Anyway, fast forward a few days and the police arrive to arrest Joe, but rather than it being a mere assault charge, he found out he was being charged with a hate crime. Bob, as it turned out, was a homosexual, and even though the two of them had never met before that night, Bob claimed that Joe shouted homophobic slurs as he kicked Bob, so Joe must have attacked Bob because of his orientation. It was a he-said/he-said scenario with Joe having no prior record and there being no evidence that Joe harbored homophobic tendencies (or was even aware of Bob's orientation), but the judge was openly lesbian and an LGBT rights activist, who instead of recusing herself, instead chose to throw the book at Joe, tossing him in jail without parole for the maximum sentence permitted for a violent hate crime.

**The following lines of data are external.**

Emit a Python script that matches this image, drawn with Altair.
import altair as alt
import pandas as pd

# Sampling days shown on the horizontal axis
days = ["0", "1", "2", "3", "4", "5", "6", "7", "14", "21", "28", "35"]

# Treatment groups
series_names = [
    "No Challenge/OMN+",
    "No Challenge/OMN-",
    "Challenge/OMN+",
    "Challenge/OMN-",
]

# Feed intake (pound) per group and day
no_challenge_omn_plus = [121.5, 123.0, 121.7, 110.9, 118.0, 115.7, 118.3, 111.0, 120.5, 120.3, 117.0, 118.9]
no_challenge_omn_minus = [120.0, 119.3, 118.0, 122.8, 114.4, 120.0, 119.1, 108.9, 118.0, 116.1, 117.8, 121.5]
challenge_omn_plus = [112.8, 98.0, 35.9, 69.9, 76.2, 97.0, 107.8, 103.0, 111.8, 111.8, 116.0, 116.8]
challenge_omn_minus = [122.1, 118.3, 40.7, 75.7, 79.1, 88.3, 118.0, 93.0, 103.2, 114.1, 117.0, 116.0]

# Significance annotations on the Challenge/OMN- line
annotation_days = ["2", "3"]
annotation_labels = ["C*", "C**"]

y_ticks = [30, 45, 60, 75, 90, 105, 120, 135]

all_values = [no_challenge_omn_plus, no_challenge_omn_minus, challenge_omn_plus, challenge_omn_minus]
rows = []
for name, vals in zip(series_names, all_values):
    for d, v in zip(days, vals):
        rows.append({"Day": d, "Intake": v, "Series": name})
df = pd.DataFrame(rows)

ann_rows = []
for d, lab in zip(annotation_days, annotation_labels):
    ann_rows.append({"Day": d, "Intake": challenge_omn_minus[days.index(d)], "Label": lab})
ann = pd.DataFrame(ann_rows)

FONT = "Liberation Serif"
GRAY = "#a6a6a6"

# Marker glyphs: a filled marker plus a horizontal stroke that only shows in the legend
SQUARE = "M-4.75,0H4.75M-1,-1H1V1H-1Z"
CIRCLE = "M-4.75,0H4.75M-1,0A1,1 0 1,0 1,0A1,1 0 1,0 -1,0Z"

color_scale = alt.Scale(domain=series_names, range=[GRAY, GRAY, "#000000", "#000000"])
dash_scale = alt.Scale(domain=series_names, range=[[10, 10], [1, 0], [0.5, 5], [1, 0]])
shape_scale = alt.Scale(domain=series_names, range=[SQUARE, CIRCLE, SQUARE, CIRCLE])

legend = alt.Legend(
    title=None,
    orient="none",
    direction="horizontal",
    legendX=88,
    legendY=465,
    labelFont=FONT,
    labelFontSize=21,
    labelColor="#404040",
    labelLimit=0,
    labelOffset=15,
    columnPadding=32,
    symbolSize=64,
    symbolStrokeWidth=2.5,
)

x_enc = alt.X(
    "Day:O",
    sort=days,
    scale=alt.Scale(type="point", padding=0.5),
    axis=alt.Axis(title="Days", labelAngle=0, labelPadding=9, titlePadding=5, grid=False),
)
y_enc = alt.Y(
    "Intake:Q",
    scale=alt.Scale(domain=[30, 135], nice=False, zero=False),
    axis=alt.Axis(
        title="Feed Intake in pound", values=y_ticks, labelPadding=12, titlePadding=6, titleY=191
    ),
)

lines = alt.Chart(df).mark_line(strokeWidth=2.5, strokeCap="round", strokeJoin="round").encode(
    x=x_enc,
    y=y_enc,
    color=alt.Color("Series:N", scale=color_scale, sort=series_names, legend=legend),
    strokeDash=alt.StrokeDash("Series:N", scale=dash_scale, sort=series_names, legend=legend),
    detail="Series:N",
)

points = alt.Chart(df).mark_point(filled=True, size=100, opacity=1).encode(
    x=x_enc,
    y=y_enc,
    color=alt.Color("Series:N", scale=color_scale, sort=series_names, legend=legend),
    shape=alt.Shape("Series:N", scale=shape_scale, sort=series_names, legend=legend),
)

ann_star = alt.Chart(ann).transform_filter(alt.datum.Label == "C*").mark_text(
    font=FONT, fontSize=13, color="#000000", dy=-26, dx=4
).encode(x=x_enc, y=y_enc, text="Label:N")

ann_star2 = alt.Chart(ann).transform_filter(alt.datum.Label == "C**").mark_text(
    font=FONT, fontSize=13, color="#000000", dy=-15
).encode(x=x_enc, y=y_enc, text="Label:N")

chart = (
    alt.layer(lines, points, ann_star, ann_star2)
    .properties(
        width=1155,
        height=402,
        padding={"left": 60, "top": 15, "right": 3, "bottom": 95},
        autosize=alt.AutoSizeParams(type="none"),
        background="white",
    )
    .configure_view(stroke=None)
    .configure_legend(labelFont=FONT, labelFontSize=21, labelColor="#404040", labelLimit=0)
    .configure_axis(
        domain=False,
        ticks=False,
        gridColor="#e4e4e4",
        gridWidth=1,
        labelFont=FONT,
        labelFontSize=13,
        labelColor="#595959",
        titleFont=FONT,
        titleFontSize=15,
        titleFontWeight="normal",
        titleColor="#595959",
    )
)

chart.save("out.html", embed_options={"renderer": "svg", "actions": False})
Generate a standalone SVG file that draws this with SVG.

Don't get me wrong: Joe absolutely deserved a criminal assault charge. And frankly, I didn't know Joe well enough to rule out the possibility that he really was a homophobe and that everything Bob said was true (in fact, I knew him so little that I can't even remember his name at this point). Even so, tacking "hate crime" onto the sentence increased the time Joe spent in jail by several years, and while I don't know that it happened here, the notion that someone like Bob can make a false claim without evidence in order to trump up an otherwise fairly typical charge has continued to haunt me to this day.
As you said, the only rational course is to prosecute the underlying crime.
By "pain", you mean "illegal under the terms of the Constitution". I quite agree that something approximating a federal sales tax would greatly simplify matters, but such a thing isn't possible without both amending the Constitution and substantially changing the relationship between the federal and state governments.